Sunday, January 10, 2010

Vanilla beans and coffee flowers

It's the end of the rainy season here, and the beginning of the hot, dry season.  At least, it is supposed to be.  All of the farmers I work with are a little worried about the local climate, as droughts have been abnormally strong in the last couple of years,   and the current rain didn't end as it was supposed to in December.  Right now it is hot with the occasional rainstorm making it over the heights of Mount Elgon - Mbale is in a sort of rain shadow in respect to the storm systems that come from that direction, but it also gets rain that sneaks around the mountain and comes from the north.  The point is that it should be hot and dry here, it seems that the weather is in limbo, and everyone who depends on agriculture is feeling a bit uncertain.
The good thing is that the coffee is flowering wonderfully, as it should this time of year.  East African coffee is unique in that it actually flowers, and thus harvests, twice per year due to the region's bimodal rainy season; Latin American coffee, by contrast, only has one flowering season, and thus harvests once per year.  Driving down the road through Namanyonyi Subcounty where I work, the air is filled with the scent of the coffee flowers, which closely resembles the perfume of honeysuckle, and the coffee trees are blushing white, full of blossoms.  It is beautiful, and should result in a great "fly" harvest, which is what the smaller second harvest in March-April is called.

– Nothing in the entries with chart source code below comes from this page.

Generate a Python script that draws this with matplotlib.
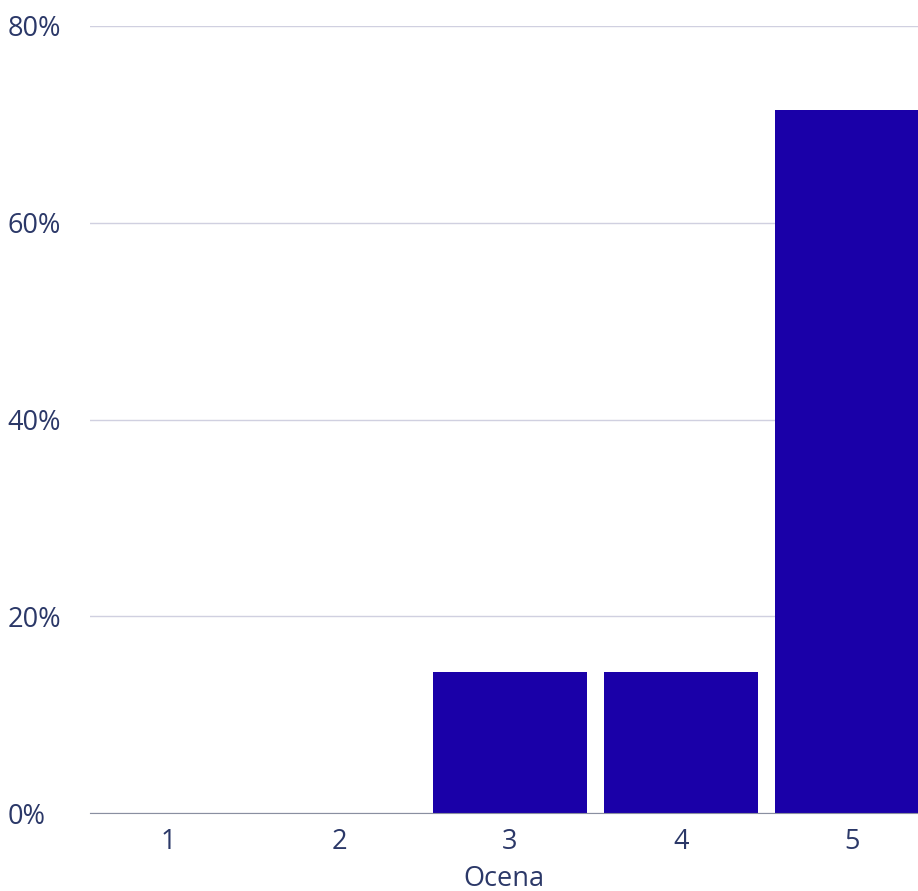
import matplotlib.pyplot as plt
from matplotlib.ticker import FuncFormatter

# ocena i udział odpowiedzi (%)
oceny = [1, 2, 3, 4, 5]
udzial = [0, 0, 14.29, 14.29, 71.43]
y_ticks = [0, 20, 40, 60, 80]

tekst = '#2b3868'
plt.rcParams['font.family'] = ['Open Sans', 'DejaVu Sans']

fig = plt.figure(figsize=(9.18, 8.91), dpi=100)
ax = fig.add_axes([90 / 918, 1 - 813 / 891, 1 - 90 / 918, (813 - 26) / 891])

ax.bar(oceny, udzial, width=0.9, color='#1a00a8', zorder=3)

ax.set_xlim(0.544, 5.386)
ax.set_ylim(0, 80)
ax.set_yticks(y_ticks)
ax.yaxis.set_major_formatter(FuncFormatter(lambda v, p: f"{v:.0f}%"))
ax.set_xticks(oceny)
ax.grid(axis='y', color='#d0d0e0', linewidth=1, zorder=0)

for s in ['top', 'right', 'left']:
    ax.spines[s].set_visible(False)
ax.spines['bottom'].set_color('#8a8fa0')
ax.spines['bottom'].set_zorder(4)

ax.tick_params(axis='both', length=0, labelsize=19.5, labelcolor=tekst)
ax.tick_params(axis='x', pad=11)
for lab in ax.get_yticklabels():
    lab.set_horizontalalignment('left')
    lab.set_x(-78 / 828)

ax.set_xlabel('Ocena', fontsize=19.5, color=tekst, labelpad=6)

fig.savefig('out.png', dpi=100)
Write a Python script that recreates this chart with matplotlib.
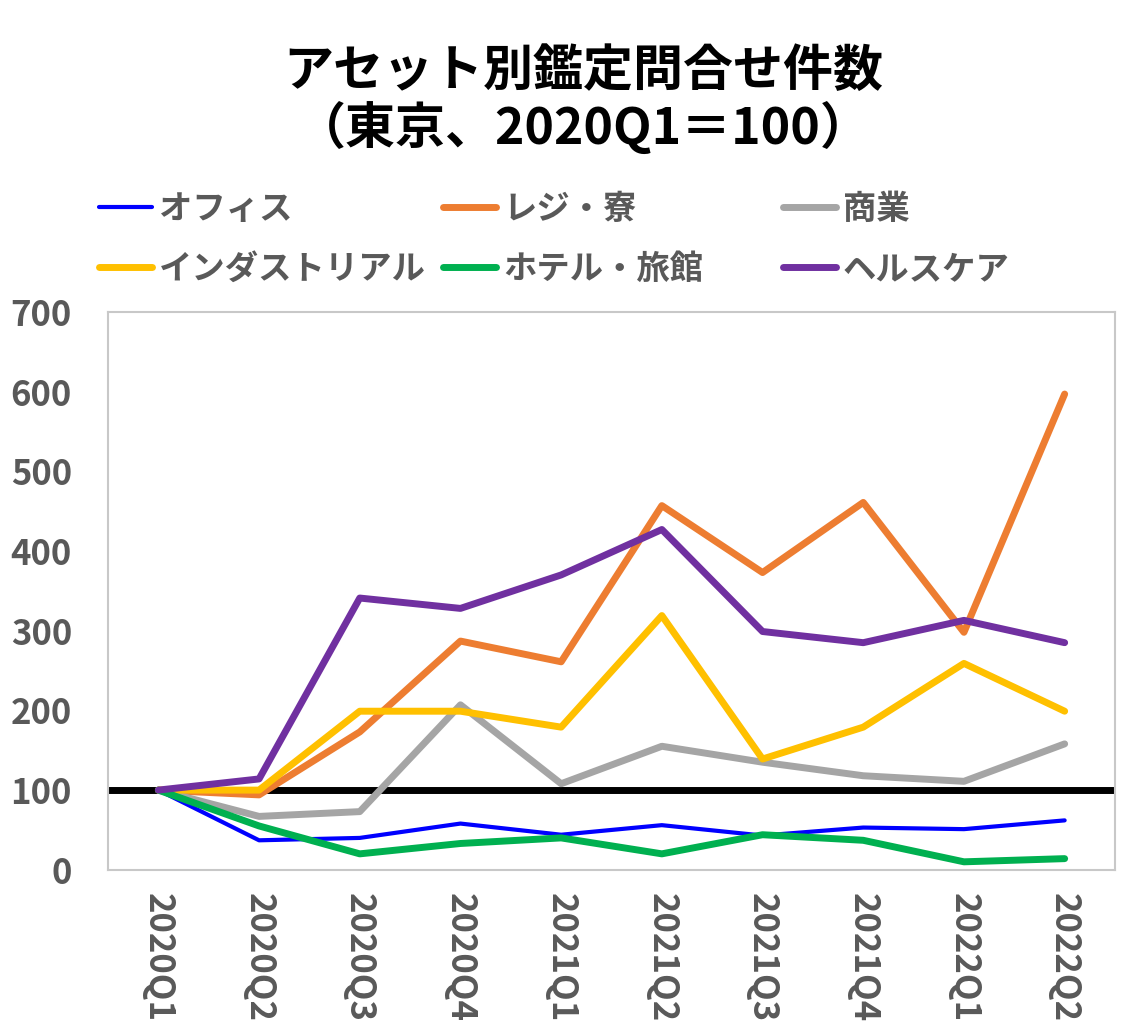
import numpy as np
import matplotlib.pyplot as plt

plt.rcParams['font.family'] = ['Noto Sans CJK JP', 'DejaVu Sans']

# data
quarters = ['2020Q1', '2020Q2', '2020Q3', '2020Q4', '2021Q1',
            '2021Q2', '2021Q3', '2021Q4', '2022Q1', '2022Q2']
office = [100, 37, 40, 58, 44, 56, 43, 53, 51, 62]
resi = [100, 94, 173, 287, 261, 457, 373, 461, 298, 597]
retail = [100, 67, 73, 207, 108, 155, 135, 118, 111, 158]
indus = [100, 100, 199, 199, 179, 319, 139, 179, 259, 199]
hotel = [100, 55, 20, 33, 40, 20, 44, 37, 10, 14]
health = [100, 114, 341, 328, 370, 427, 299, 285, 313, 285]

labels = ['オフィス', 'レジ・寮', '商業', 'インダストリアル', 'ホテル・旅館', 'ヘルスケア']
colors = ['#0000FF', '#ED7D31', '#A5A5A5', '#FFC000', '#00B050', '#7030A0']
series = [office, resi, retail, indus, hotel, health]
widths = [3, 5, 5, 5, 5, 5]

grey = '#595959'

fig = plt.figure(figsize=(11.43, 10.33), dpi=100)
ax = fig.add_axes([0.0945, 0.158, 0.881, 0.540])

x = np.arange(len(quarters))
ax.axhline(100, color='black', lw=5, zorder=1)
lines = []
for s, c, w, lab in zip(series, colors, widths, labels):
    ln, = ax.plot(x, s, color=c, lw=w, label=lab, solid_capstyle='round', zorder=2)
    lines.append(ln)

ax.set_xlim(-0.5, 9.5)
ax.set_ylim(0, 700)
ax.set_yticks(range(0, 701, 100))
ax.set_xticks(x)
ax.set_xticklabels(quarters, rotation=270, fontsize=25, fontweight='bold', color=grey)
for t in ax.get_yticklabels():
    t.set_fontsize(25)
    t.set_fontweight('bold')
    t.set_color(grey)
ax.tick_params(length=0)
ax.tick_params(axis='y', pad=26)
ax.tick_params(axis='x', pad=17)
for sp in ax.spines.values():
    sp.set_color('#C8C8C8')
    sp.set_linewidth(1.5)

fig.text(0.51, 0.903, 'アセット別鑑定問合せ件数\n（東京、2020Q1＝100）', ha='center', va='center',
         fontsize=36, fontweight='bold', color='black', linespacing=1.12)

# legend, three fixed columns
xs = [0.075, 0.376, 0.673]
for i in range(3):
    leg = fig.legend([lines[i], lines[i + 3]], [labels[i], labels[i + 3]],
                     loc='upper left', bbox_to_anchor=(xs[i], 0.826), frameon=False,
                     handlelength=1.6, handletextpad=0.2, labelspacing=0.8,
                     prop={'size': 24, 'weight': 'bold'}, borderaxespad=0)
    for t in leg.get_texts():
        t.set_color(grey)

fig.savefig('out.png', dpi=100)
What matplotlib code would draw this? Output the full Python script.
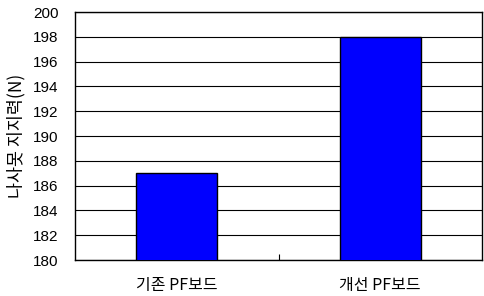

At the same time, Peace Kawomera Cooperative has been collecting vanilla beans from its members for the last three weeks, and processing is in full progress.  Vanilla is an incredibly delicate and complex crop to process.  The fresh green beans must be boiled, and then put through a drying process that involves the beans laying in the sun every day and then resting folded up in wool blankets every afternoon and night, for as many days as it takes for the the beans reach the proper stage of dryness for export.